According to PHB 189, players have three types of things they can do on their turn: move, take an action, and take a bonus action.

On your turn, you can move a distance up to your speed and take one action. You decide whether to move first or take your action first. ... Various class features, spells, and other abilities let you take an additional action on your turn called a bonus action.

Movement is governed by a specific set of rules

PHB 190 describes the things you can do when you move. Specifically, you can move as far as your speed allows.

On your turn, you can move a distance up to your speed. You can use as much or as little of your speed as you like on your turn, following the rules here. Your movement can include jumping, climbing, and swimming.

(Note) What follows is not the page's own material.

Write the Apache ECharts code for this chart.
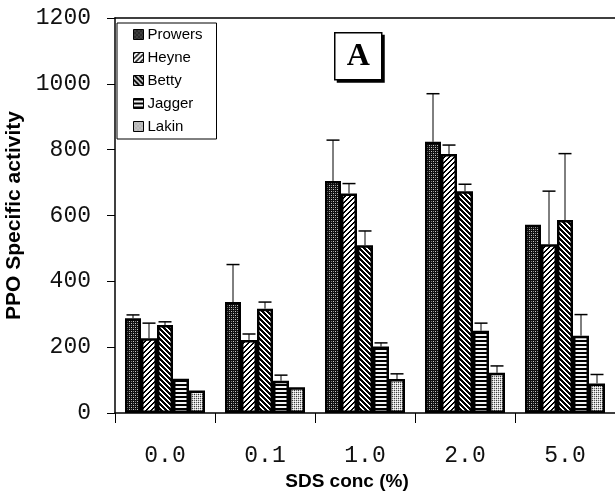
<!DOCTYPE html>
<html>
<head>
<meta charset="utf-8">
<script src="https://cdn.jsdelivr.net/npm/echarts@6/dist/echarts.min.js"></script>
<style>html,body{margin:0;padding:0;background:#fff;}#c{width:615px;height:492px;}</style>
</head>
<body>
<div id="c"></div>
<script>
// ---- data ----
const categories = ['0.0', '0.1', '1.0', '2.0', '5.0'];
const seriesNames = ['Prowers', 'Heyne', 'Betty', 'Jagger', 'Lakin'];
const prowers = [288, 337, 705, 824, 572];
const heyne   = [227, 222, 667, 787, 513];
const betty   = [267, 317, 510, 674, 586];
const jagger  = [104, 98, 202, 250, 235];
const lakin   = [68, 78, 103, 122, 90];
// upper error bar lengths
const prowersErr = [10, 114, 124, 146, 0];
const heyneErr   = [46, 18, 30, 27, 161];
const bettyErr   = [10, 20, 43, 21, 202];
const jaggerErr  = [0, 17, 11, 23, 64];
const lakinErr   = [0, 0, 16, 21, 27];
const yTicks = [0, 200, 400, 600, 800, 1000, 1200];

const values = [prowers, heyne, betty, jagger, lakin];
const errs = [prowersErr, heyneErr, bettyErr, jaggerErr, lakinErr];

// ---- patterns ----
function tile(w, h, fn) {
  const c = document.createElement('canvas');
  c.width = w; c.height = h;
  const g = c.getContext('2d');
  for (let y = 0; y < h; y++) for (let x = 0; x < w; x++) {
    g.fillStyle = fn(x, y);
    g.fillRect(x, y, 1, 1);
  }
  return { image: c, repeat: 'repeat' };
}
const patterns = [
  tile(4, 4, (x, y) => ((x === 1 && y === 1) || (x === 3 && y === 3)) ? '#c8c8c8' : (((x === 1 && y === 3) || (x === 3 && y === 1)) ? '#808080' : '#111')),
  tile(5, 5, (x, y) => ((x + y) % 5) < 2 ? '#000' : '#fff'),
  tile(5, 5, (x, y) => (((x - y) % 5 + 5) % 5) < 3 ? '#000' : '#fff'),
  tile(1, 4, (x, y) => y < 2 ? '#000' : '#f4f4f4'),
  tile(4, 4, (x, y) => ((x === 0 && y === 0) || (x === 2 && y === 2)) ? '#333' : (((x === 0 && y === 2) || (x === 2 && y === 0)) ? '#666' : (((x + y) % 2 === 1) ? '#d0d0d0' : '#fff')))
];

const barSeries = seriesNames.map((n, i) => ({
  name: n,
  type: 'bar',
  data: values[i],
  barGap: '0%',
  barCategoryGap: '20%',
  itemStyle: { color: patterns[i], borderColor: '#000', borderWidth: 2.5 },
  z: 2
}));

const errData = [];
errs.forEach((arr, s) => arr.forEach((e, c) => { if (e > 0) errData.push([c, values[s][c], e, s]); }));

const errSeries = {
  type: 'custom',
  name: 'err',
  z: 5,
  data: errData,
  encode: { x: 0, y: 1 },
  renderItem: function (params, api) {
    const cat = api.value(0), mean = api.value(1), e = api.value(2), s = api.value(3);
    const base = api.coord([cat, mean]);
    const top = api.coord([cat, mean + e]);
    const bandW = api.size([1, 0])[0];
    const bw = bandW * 0.8 / 5;
    const x = base[0] + (s - 2) * bw;
    return {
      type: 'group',
      children: [
        { type: 'line', shape: { x1: x, y1: base[1], x2: x, y2: top[1] }, style: { stroke: '#000', lineWidth: 1 } },
        { type: 'line', shape: { x1: x - 6.5, y1: top[1], x2: x + 6.5, y2: top[1] }, style: { stroke: '#000', lineWidth: 1.5 } }
      ]
    };
  }
};

const chart = echarts.init(document.getElementById('c'), null, { renderer: 'canvas' });
chart.setOption({
  backgroundColor: '#fff',
  animation: false,
  grid: { left: 115, right: 0, top: 18, bottom: 79, containLabel: false, outerBoundsMode: 'none' },
  legend: {
    data: seriesNames,
    orient: 'vertical',
    left: 117, top: 23,
    padding: [4, 14, 5, 16],
    itemWidth: 10, itemHeight: 10, itemGap: 8,
    icon: 'rect',
    backgroundColor: '#fff',
    borderColor: '#000', borderWidth: 1,
    itemStyle: { borderWidth: 1, borderColor: '#000' },
    textStyle: { fontFamily: 'Liberation Sans', fontSize: 15, color: '#000', padding: [0, 0, 0, -1] }
  },
  xAxis: [{
    type: 'category',
    data: categories,
    name: 'SDS conc (%)',
    nameLocation: 'middle',
    nameGap: 54,
    nameTextStyle: { fontFamily: 'Liberation Sans', fontWeight: 'bold', fontSize: 19, color: '#000', padding: [0, 36, 0, 0] },
    axisLine: { lineStyle: { color: '#000', width: 1.5 } },
    axisTick: { show: true, length: 10, lineStyle: { color: '#000', width: 1 } },
    axisLabel: { fontFamily: 'Liberation Mono', fontSize: 23, color: '#111', margin: 31 },
    splitLine: { show: false }
  }, {
    type: 'category',
    data: categories,
    position: 'top',
    axisLine: { lineStyle: { color: '#000', width: 1.5 } },
    axisTick: { show: false },
    axisLabel: { show: false },
    splitLine: { show: false }
  }],
  yAxis: {
    type: 'value',
    min: yTicks[0], max: yTicks[yTicks.length - 1], interval: 200,
    name: 'PPO Specific activity',
    nameLocation: 'middle',
    nameGap: 83,
    nameTextStyle: { fontFamily: 'Liberation Sans', fontWeight: 'bold', fontSize: 21, color: '#000' },
    axisLine: { show: true, lineStyle: { color: '#000', width: 1.5 } },
    axisTick: { show: true, length: 8, lineStyle: { color: '#000', width: 1 } },
    axisLabel: { fontFamily: 'Liberation Mono', fontSize: 23, color: '#111', margin: 24, formatter: v => String(v) },
    splitLine: { show: false }
  },
  graphic: [{
    type: 'group',
    left: 334, top: 32,
    children: [
      { type: 'rect', shape: { x: 2, y: 2, width: 48, height: 48 }, style: { fill: '#000' } },
      { type: 'rect', shape: { x: 0, y: 0, width: 47, height: 47 }, style: { fill: '#fff', stroke: '#000', lineWidth: 1.5 } },
      { type: 'text', x: 23.5, y: 24, style: { text: 'A', fontFamily: 'Liberation Serif', fontWeight: 'bold', fontSize: 32, fill: '#000', align: 'center', verticalAlign: 'middle' } }
    ]
  }],
  series: barSeries.concat([errSeries])
});
</script>
</body>
</html>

Movement is not a "move action" because it can be split up freely

Unlike the "action" and "bonus action" described above, movement doesn't have to be a single discrete event. When a player takes an action or a bonus action, their character performs something specific: casting a spell, making an attack, or interacting with objects, for example. On the other hand, movement can be split up into as many different chunks as a player likes. As PHB 190 states,

You can break up your movement on your turn, using some of your speed before and after your action.

Two examples are given on PHB 190:

If you take an action that includes more than one weapon attack, you can break up your movement even further by moving between those attacks.

If you have more than one speed, such as your walking speed and a flying speed, you can switch back and forth between your speeds during your move.

Splitting up your movement on your turn means that it's possible to have multiple periods of movement during your turn. If we were to use the language of actions, a character could have zero, one, two, or even three "move actions" per turn. At that point, it's easier to have characters draw from a pool of possible movement, rather than adopt the discrete language of actions.

Consider the Dash action

PHB 192:

When you take the Dash action, you gain extra movement for the current turn. The increase equals your speed, after applying any modifiers.

The wording of the dash action uses this idea that movement is a pool to draw from at any time during a turn, rather than an action. Note that you "gain extra movement" to spend, not that you gain another "move action" to use.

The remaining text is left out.